One notices in de Beauvoir how completely some of modern thought has become estranged from the central concepts of the Bible. To her forgiveness is an idea which posits a simple possibility of escape from consequences. This is secularization of a biblical concept. Secularization is not something that happens only to society and the dynamics of human life. The biblical world of thought can also be secularized. When men no longer have any sense for the elementary thought world of the Bible, but still speak of the words of the Bible, they secularize the thought of the Bible. This does not happen because women like de Beauvoir are less than rigorous intellects. Secularization of thought occurs when men work with and argue about such concepts as “forgiveness” wholly apart from its biblical sense.

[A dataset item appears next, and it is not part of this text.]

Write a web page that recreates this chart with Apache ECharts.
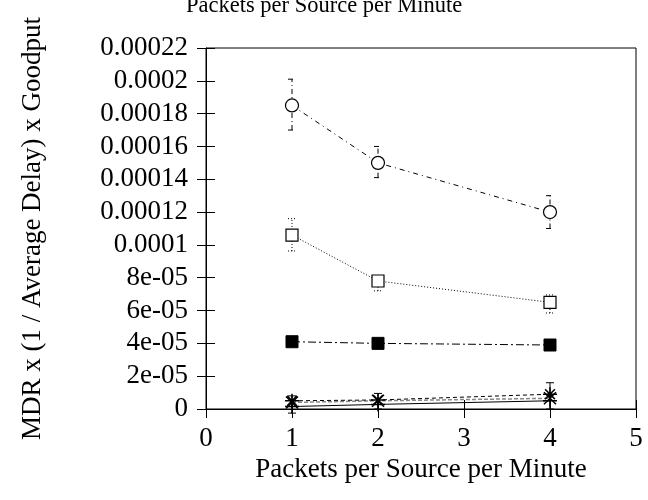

Mlle. de Beauvoir, for instance, seems to have no notion that biblical speech about forgiveness is never disassociated from biblical speech about the wrath of God and divine judgment. She has no knowledge that the biblical notion of forgiveness is utterly repugnant to the notion that human deeds are less than terribly serious. In the Bible, the possibility that men should consider their acts less than earnest in view of divine forgiveness is unthinkable. I discern in de Beauvoir a striking estrangement from biblical thinking. She argues against the possibility of forgiveness but uses the term in a sense wholly foreign to its Christian meaning.

This defense of atheistic ethics over against Dostoevski’s statement is a cheap defense. Dostoevski is not here to speak for himself, but if he were he would, I think, brand this argument as ridiculous. Dostoevski demanded to know to whom men would be responsible if there were no God. De Beauvoir says that man is responsible to himself and adds that this fact makes his acts serious. Thus, existentialism alone can provide a basis for morality. But actually de Beauvoir only exposes how tense and hopeless life without God is.

There can be no talk here of genuine obedience. Man can only listen to and answer to himself. When the Christian reads such arguments, he can only recall himself to his own position under God to whom he is ever responsible; and he must tell himself that he will never in his own way corrupt the word forgiveness as de Beauvoir does. No Christian may ever take de Beauvoir’s suggestion that he can play with sin in view of the possibility of forgiveness.

When one plays with the divine command and takes less than seriously the following of Christ, he does fall into a secularization of biblical life and thought. When he does, he fails to live the Christian life. He can offer no witness against the secularization of the Gospel, for he has also forgotten the seriousness of sin in the light of forgiveness. It is forgiveness that called for the one most serious of all acts—the death of Jesus Christ.